A recording of the meeting’s proceedings is available (in Italian) here.
Here’s the report — thanks very much un passante! Italian seems to be an essential tool in the LENR world!
Concezzi gave a list of NI collaborations at the moment:
Kim (hope the spelling is right), Purdue University – mathematical model – software applications – to be presented in august
Hagelstein, MIT mathematical model – software applications (different theory)
Los alamos national lab
University of Missouri
University of Bologna, Levi – he mentioned a sponsorship for a lab of the physics department. so here we go beyond a simple collaboration. he also spoke about Levi as the “heir” of Focardi (I guess this is also a way to keep in touch with Rossi)
INFN Frascati (Celani)
Texas University, Austin
Commissariat à l’énergie atomique et aux énergies alternatives (CEA)
Stanford Research Institute
Naval Research Laboratories
i.e.

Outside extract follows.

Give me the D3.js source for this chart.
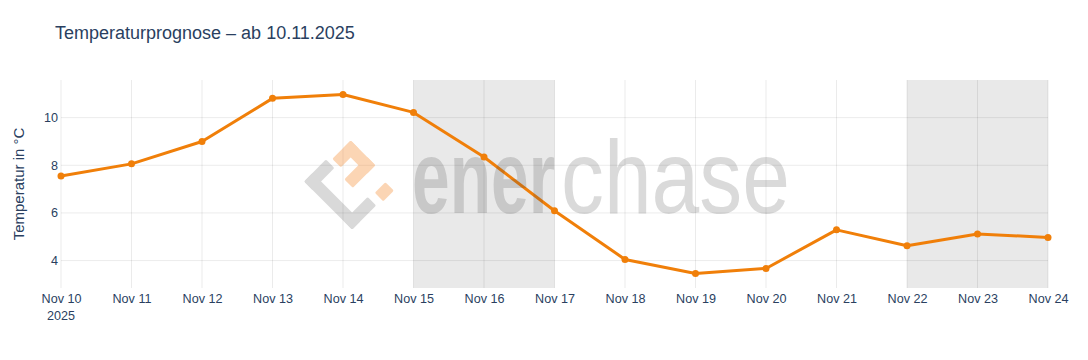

National Instruments is deeply involved with LENR research collaborating with chosen scientist and scientific organizations by giving them specific software support and instruments.
I say chosen because he mentioned that a process of choice was made for budgetary reasons.
He was cautious when expressing certanties about the phenomenon but he said (specifying it was his opinion) that he was optimist that both a working mathematical model for the phenomenon will be developed and that the experimental data showing excess heat are not measuring errors.
He also said that NI had the same presentation in front of the European Community ten days ago. (his exact words, he didn’t specify further).
Hopefully an italian speaker with a better english than mine will give more and better details.
The message here seems to be that National Instruments is moving quickly to make a presence in the emerging field of LENR technology — and while they are cautious about making a definitive assessment of the reality of cold fusion, they obviously see a tremendous commercial opportunity here, and they do not seem shy about announcing that they are ready and willing to work with this fledgling industry. As LENR projects expand there is going to be a need for the kinds of hardware and software systems that a company like NI provides, and it will heartening for researchers and companies to know that there is an experienced and serious company who they can work with for their instrumentation needs.
In addition to this, a new video of Dr. Rob Duncan of the University of Missouri has just been released on the National Instruments community web site. Duncan’s lecture is entitled “The Mystery of Cold Fusion”.